Usually, the Trinity does not come up in our daily life. In the midst of going through Kroger, people don’t usually see my clergy collar and as, “Do you see Christ as one with God in substance or simply in will?” Typically, they are just hoping I do not hand them a tract to read or a “gospel,” dollar in the midst of my payment for my groceries. I could list more examples, but you see my point. The Trinity is not a hot topic for the average person and certainly a thorough understanding of it is not going to win hearts and minds to the Gospel (usually…)
The idea of God as Father, Son, and Holy Spirit begins in scripture, but developed into a full-blown belief of the Church in the first few centuries of Christianity. You will never find the word “Trinity,” or anything like it in Scripture. The closest that we get to it is the word, “Θεοτης” (Theotes,) which means something like “God-ness.” Throughout the New Testament we see all three members of the Trinity given this description, they all take part in “God-ness,” so then we have to accept one of two things. Either they are all each a God in their own right – something that goes against our monotheism – or they are all, somehow, equally the same God – the thing that we as the Church have decided upon.
We have tried to explain the Trinity in many ways since then. Sometimes we talk about it as the three parts of a tree – the roots, the trunk, and the branches – all different but all still part of that one thing, “Tree.” A more poetic image comes from St. Augustine, who describes the Trinity as being like love, the object of that love, and the person who loves. Still, I like to be a bit more sciencey and imagine the Trinity as being like water at its triple point. When this point is achieved, of a certain temperature and pressure for any given substance, then the solid, liquid, and gas stages of the substance become indistinguishable from one another even as they remain distinct.
Clear as mud, I’m sure. The problem, I think, is that we want to understand everything about how God is simultaneously a single being, and three individual persons. Part of us shouts out to the heavens, “If I cannot know it all, why know even one part of it?!” Much like the hobby that we pick up, find we are not immediately good at, and then put in a drawer never to look at again (in my case, cross stitching,) the Trinity is something we easily get frustrated with. Talking about it with a minister friend of mine I described it as a wall that we run against, wide as we can see in either direction, and try to wrap our arms around. We want to hold it in our hands, but it is just too big of a topic to every fully grasp.
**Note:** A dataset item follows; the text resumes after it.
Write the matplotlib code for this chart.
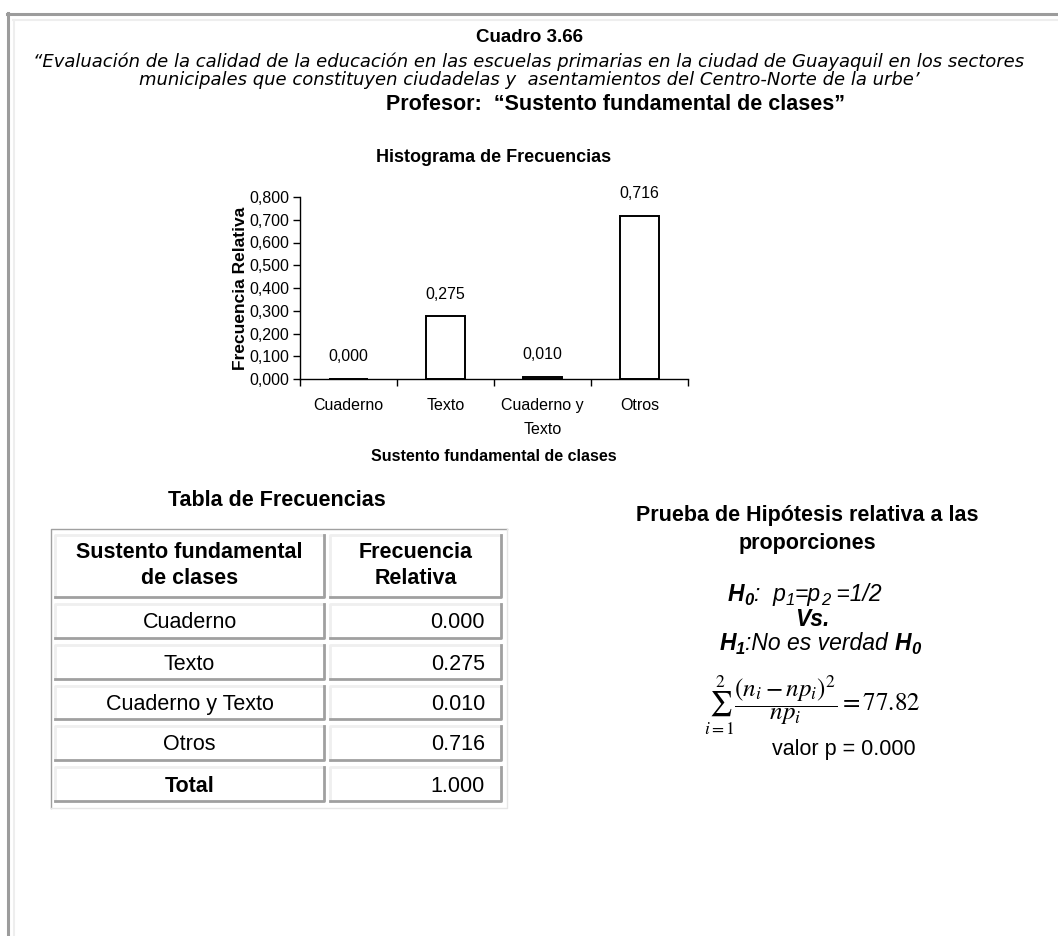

Yet, I think, it is important because the bit that we do understand shows us something about God. That God, from before anything else existed, was already expressing love. God the Father loved the Son and the Spirit, and God the Spirit loved the Son and the Father, and God the Son loved the Father and the Spirit. All working in tandem, they shaped the universe. All in concert dreamed of a future where you and I would exist, and come together as a Church, and continue the legacy of Love that had existed from before the foundations of the earth were laid.
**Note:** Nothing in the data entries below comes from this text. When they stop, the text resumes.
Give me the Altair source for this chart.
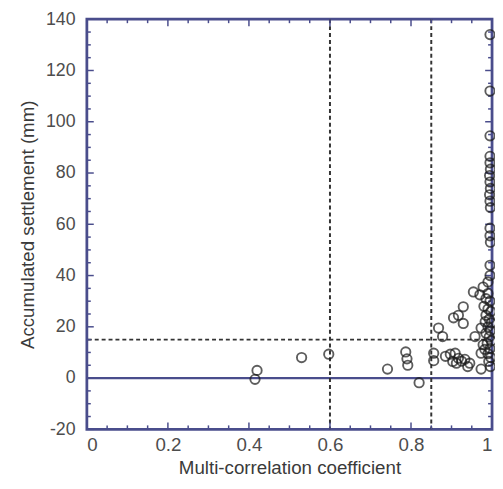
import altair as alt
import pandas as pd
import numpy as np

# Scatter data
corr = [0.415, 0.42, 0.53, 0.597, 0.742, 0.787, 0.79, 0.792, 0.82,
        0.856, 0.856, 0.868, 0.878, 0.885, 0.897, 0.903, 0.909, 0.912, 0.917,
        0.905, 0.917, 0.929, 0.929, 0.925, 0.933, 0.945, 0.94, 0.954, 0.958,
        0.97, 0.973, 0.973, 0.973, 0.978, 0.982,
        0.978, 0.985, 0.99, 0.995, 0.98, 0.99, 0.997, 0.985, 0.993, 0.998,
        0.983, 0.99, 0.996, 0.985, 0.993, 0.998, 0.988, 0.995, 0.99, 0.997,
        0.992, 0.996, 0.99, 0.995,
        0.995, 0.996, 0.995, 0.995, 0.996, 0.995, 0.994, 0.996, 0.995, 0.994,
        0.996, 0.995, 0.995, 0.995, 0.995, 0.995]
settle = [-0.5, 3.0, 8.0, 9.3, 3.5, 10.2, 7.5, 5.0, -1.8,
          9.7, 6.8, 19.5, 16.2, 8.5, 9.3, 6.5, 9.7, 5.8, 7.7,
          23.5, 24.5, 27.8, 21.3, 6.6, 7.3, 5.8, 4.5, 33.6, 16.2,
          32.5, 19.5, 9.7, 3.5, 13.0, 11.2,
          35.5, 31.0, 33.0, 30.0, 28.0, 27.0, 26.0, 24.5, 23.0, 21.5,
          22.0, 20.0, 18.5, 17.5, 16.0, 14.5, 13.5, 11.5, 9.5, 8.0,
          6.5, 4.5, 37.5, 40.0,
          44.0, 53.0, 55.5, 58.5, 66.5, 69.0, 71.5, 74.0, 76.5, 79.0,
          81.5, 84.0, 86.5, 94.5, 112.0, 134.0]

x_ticks = [0, 0.2, 0.4, 0.6, 0.8, 1.0]
y_ticks = [-20, 0, 20, 40, 60, 80, 100, 120, 140]
x_minor = [round(v, 2) for v in np.arange(0, 1.0001, 0.05)]
y_minor = list(range(-20, 141, 5))
v_dashed = [0.6, 0.85]
h_dashed = [15]
h_solid = [0]

W, H = 411, 416
BLUE = "#4a4d8c"

df = pd.DataFrame({"corr": corr, "settle": settle})

xs = alt.Scale(domain=[0, 1], nice=False, zero=False)
ys = alt.Scale(domain=[-20, 140], nice=False, zero=False)

xaxis = alt.Axis(values=x_ticks, labelExpr="datum.value + ''", grid=False, ticks=False,
                 domain=False, labelFontSize=19, labelColor="#4d4d4d", labelPadding=6,
                 labelFont="Liberation Sans", title="Multi-correlation coefficient",
                 titleFontSize=19, titleFont="Liberation Sans", titleColor="#3a3a3a",
                 titleFontWeight="normal", titlePadding=5)
yaxis = alt.Axis(values=y_ticks, labelExpr="datum.value + ''", grid=False, ticks=False,
                 domain=False, labelFontSize=18, labelColor="#4d4d4d", labelPadding=12,
                 labelFont="Liberation Sans", title="Accumulated settlement (mm)",
                 titleFontSize=19, titleFont="Liberation Sans", titleColor="#3a3a3a",
                 titleFontWeight="normal", titlePadding=8)

points = alt.Chart(df).mark_point(shape="circle", filled=False, size=90,
                                  strokeWidth=1.9, color="#1a1a1a").encode(
    x=alt.X("corr:Q", scale=xs, axis=xaxis),
    y=alt.Y("settle:Q", scale=ys, axis=yaxis),
)

zero_line = alt.Chart(pd.DataFrame({"y": h_solid})).mark_rule(
    color=BLUE, strokeWidth=2.4).encode(y=alt.Y("y:Q", scale=ys))
vdash = alt.Chart(pd.DataFrame({"x": v_dashed})).mark_rule(
    color="#333333", strokeWidth=2, strokeDash=[4, 3]).encode(x=alt.X("x:Q", scale=xs))
hdash = alt.Chart(pd.DataFrame({"y": h_dashed})).mark_rule(
    color="#333333", strokeWidth=2, strokeDash=[4, 3]).encode(y=alt.Y("y:Q", scale=ys))

xt = pd.DataFrame({"x": x_minor})
xt["len"] = [7 if abs(v * 5 - round(v * 5)) < 1e-6 else 4 for v in x_minor]
yt = pd.DataFrame({"y": y_minor})
yt["len"] = [7 if v % 20 == 0 else 4 for v in y_minor]

def tick_layer(data, major, side):
    d = data[data["len"] == (7 if major else 4)]
    L = 7 if major else 4
    base = alt.Chart(d).mark_rule(color=BLUE, strokeWidth=1.5)
    if side == "bottom":
        return base.encode(x=alt.X("x:Q", scale=xs), y=alt.value(H), y2=alt.value(H - L))
    if side == "top":
        return base.encode(x=alt.X("x:Q", scale=xs), y=alt.value(0), y2=alt.value(L))
    if side == "left":
        return base.encode(y=alt.Y("y:Q", scale=ys), x=alt.value(0), x2=alt.value(L))
    return base.encode(y=alt.Y("y:Q", scale=ys), x=alt.value(W - L), x2=alt.value(W))

ticks = []
for major in (True, False):
    for side in ("bottom", "top"):
        ticks.append(tick_layer(xt, major, side))
    for side in ("left", "right"):
        ticks.append(tick_layer(yt, major, side))

chart = alt.layer(zero_line, vdash, hdash, *ticks, points).properties(
    width=W, height=H,
    autosize=alt.AutoSizeParams(type="none"),
    padding={"left": 80, "top": 8, "right": 3, "bottom": 48},
    background="white",
).configure_view(stroke=BLUE, strokeWidth=2.8)

chart.save("out.html", embed_options={"renderer": "svg", "actions": False})
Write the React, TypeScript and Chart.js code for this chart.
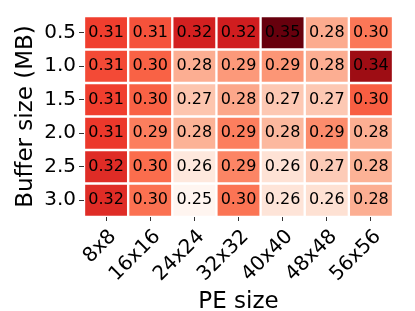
import React, { useEffect, useRef } from 'react';
import { Chart, registerables } from 'chart.js';

Chart.register(...registerables);

const peSizes = ['8x8', '16x16', '24x24', '32x32', '40x40', '48x48', '56x56'];
const bufferSizes = ['0.5', '1.0', '1.5', '2.0', '2.5', '3.0'];

const row05 = [0.311, 0.306, 0.321, 0.322, 0.3475, 0.281, 0.296];
const row10 = [0.308, 0.302, 0.280, 0.286, 0.287, 0.280, 0.337];
const row15 = [0.311, 0.302, 0.273, 0.282, 0.272, 0.272, 0.303];
const row20 = [0.313, 0.294, 0.279, 0.294, 0.277, 0.290, 0.280];
const row25 = [0.317, 0.299, 0.260, 0.292, 0.263, 0.271, 0.279];
const row30 = [0.317, 0.298, 0.2525, 0.297, 0.262, 0.264, 0.280];
const values = [row05, row10, row15, row20, row25, row30];

const FONT = '"DejaVu Sans", sans-serif';

const redsStops = ['#fff5f0', '#fee0d2', '#fcbba1', '#fc9272', '#fb6a4a', '#ef3b2c', '#cb181d', '#a50f15', '#67000d'];

function hexToRgb(h: string) {
  return [parseInt(h.slice(1, 3), 16), parseInt(h.slice(3, 5), 16), parseInt(h.slice(5, 7), 16)];
}

function reds(t: number) {
  const tt = Math.max(0, Math.min(1, t));
  const n = redsStops.length - 1;
  const pos = tt * n;
  const i = Math.min(n - 1, Math.floor(pos));
  const f = pos - i;
  const a = hexToRgb(redsStops[i]);
  const b = hexToRgb(redsStops[i + 1]);
  const c = a.map((v, k) => Math.round(v + (b[k] - v) * f));
  return `rgb(${c[0]},${c[1]},${c[2]})`;
}

export default function App() {
  const ref = useRef<HTMLCanvasElement>(null);
  useEffect(() => {
    const canvas = ref.current;
    if (!canvas) return;
    const all = values.flat();
    const vmin = Math.min(...all);
    const vmax = Math.max(...all);

    const cellText = {
      id: 'cellText',
      afterDatasetsDraw(chart: any) {
        const ctx = chart.ctx;
        ctx.save();
        ctx.font = `16px ${FONT}`;
        ctx.textAlign = 'center';
        ctx.textBaseline = 'middle';
        ctx.fillStyle = '#000000';
        chart.data.datasets.forEach((_ds: any, r: number) => {
          const meta = chart.getDatasetMeta(r);
          meta.data.forEach((el: any, c: number) => {
            const p = el.getCenterPoint();
            ctx.fillText(values[r][c].toFixed(2), p.x, p.y);
          });
        });
        ctx.restore();
      },
    };

    const chart = new Chart(canvas, {
      type: 'bar',
      data: {
        labels: peSizes,
        datasets: values.map((row, r) => ({
          label: bufferSizes[r],
          data: row.map(() => [r - 0.5, r + 0.5]),
          backgroundColor: row.map((v) => reds((v - vmin) / (vmax - vmin))),
          borderColor: '#ffffff',
          borderWidth: 1.5,
          borderSkipped: false,
          grouped: false,
          barPercentage: 1,
          categoryPercentage: 1,
        })) as any,
      },
      options: {
        animation: false,
        responsive: false,
        maintainAspectRatio: false,
        layout: { padding: { top: 16, right: 22, left: 0, bottom: 0 } },
        plugins: { legend: { display: false }, tooltip: { enabled: false } },
        scales: {
          x: {
            type: 'category',
            offset: true,
            grid: { display: true, drawOnChartArea: false, offset: false, tickLength: 4, tickColor: '#333333', tickWidth: 1 },
            border: { display: false },
            ticks: { color: '#000000', font: { family: FONT, size: 20 }, minRotation: 45, maxRotation: 45, padding: 4, labelOffset: 7, autoSkip: false },
            title: { display: true, text: 'PE size', color: '#000000', font: { family: FONT, size: 23, lineHeight: 0.8 }, padding: { top: 0, bottom: 0 } },
            afterFit: (s: any) => { s.height = 94; },
          },
          y: {
            type: 'linear',
            reverse: true,
            min: -0.5,
            max: 5.5,
            afterBuildTicks: (s: any) => { s.ticks = bufferSizes.map((_, i) => ({ value: i })); },
            grid: { display: true, drawOnChartArea: false, tickLength: 5, tickColor: '#333333', tickWidth: 1 },
            border: { display: false },
            ticks: { color: '#000000', font: { family: FONT, size: 20 }, padding: 3, callback: (v: any) => bufferSizes[v as number] ?? '' },
            title: { display: true, text: 'Buffer size (MB)', color: '#000000', font: { family: FONT, size: 23, lineHeight: 1 }, padding: { top: 14.5, bottom: 0 } },
            afterFit: (s: any) => { s.width = 84; },
          },
        },
      } as any,
      plugins: [cellText],
    });
    return () => chart.destroy();
  }, []);

  return (
    <div style={{ position: 'fixed', left: 0, top: 0, width: 415, height: 311, background: '#ffffff' }}>
      <canvas ref={ref} width={415} height={311} style={{ width: 415, height: 311, display: 'block' }} />
    </div>
  );
}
The Trinity is a complicated theological concept. Reading our scripture where Jesus lays out even a shred of the relationship he has with his fellow members of that union, we only begin to glimpse what it is like to know the fullness of God. We see Jesus, our beloved savior who loved all people with a passion like no other. We think of the Spirit, the small voice within us as well as the burning fire within our heart. We learn about the Father, who sends both and who constantly bends heaven down to earth to know us even just a little more, and love us just a bit more tenderly.
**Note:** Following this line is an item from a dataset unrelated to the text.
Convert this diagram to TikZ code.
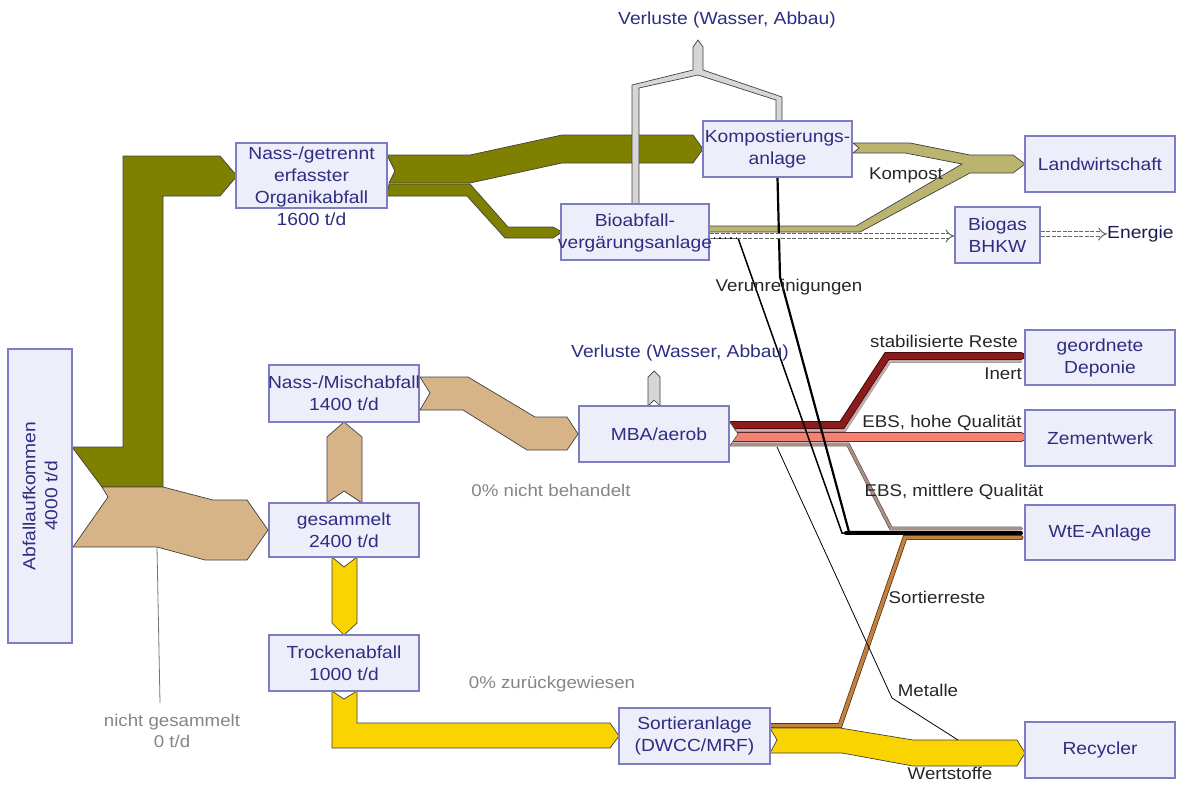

The Trinity is tough, but we often make understanding it harder than it needs to be. God is a multitude and God is a singularity. God is confounding and God is someone we know like a best friend. Like any big concept, we cannot always see how the two extremes are part of the same thing. When we see the beauty of sunrise and sunset, we know they are connected and can appreciate their beauty. When we really think of how the rotation of a oblate spheroid held in place by folds in space time in a small backwater of the Milky Way Galaxy causes this lightshow to occur, then we can begin to be overwhelmed, even if we discover new dimensions to that beauty through such exploration.
The Trinity tells us a lot about God, but it also tells us that we have an infinite amount to learn about God going forward. There’s a podcast that, while I have only listened to its first season, I quite enjoy. It’s called Welcome to Nightvale, and is an approach to horror and comedy that scratches a very particular itch of mine. At the close of that first season, the narrator sits either on top of or beside an Arby’s (it’s been a bit,) looks to the sky, and describes what he sees.
“We understand the lights. We understand the lights above the Arby’s. We understand so much. But the sky behind those lights, mostly void, partially stars, that sky reminds us: We don’t understand even more.“
When we encounter any aspect of God, there are questions that will be left unanswered. We can see that as a frustration, like me reaching my arms as wide as I can against a wall trying to encompass it, or we can see it in more fantastic terms. Rather than frustrating us, maybe the great wall we run into can inspire us. We are not truly hitting something big, imposing, preventing like a wall. We are encountering something more wonderful than we can think about all at once. It is seeing the sun at the horizon, then looking out to see the colors it casts on the clouds around it, then the shadows falling through the trees, then the glint in the eyes of someone beloved by us. It is the slow uncovering of love, understanding it more and more as we behold it.
I could spill even more ink on this topic, but I think any longer and I’ll begin working across purposes from myself. Today the Church celebrates the Trinity. This Trinity is the unity of three distinct persons. Each is fully their own self, and each is inescapably that singular being we call God. What a grand mystery we are made aware of. The deeper we dive into it, the more we understand that we do not understand, but instead of fear or dread, this should inspire us to even more praise. The slow, gradual revelation of who God is always leads us to discover that God is more wonderful than we ever knew. Sometimes the immensity of that reality scares us, sometimes it makes us feel that there is no point to learning more, but such moments are temporary.
God is constantly revealing more of who God is to us: Father, Son, and Holy Spirit. Let us praise God for the mystery and the community God opens to us.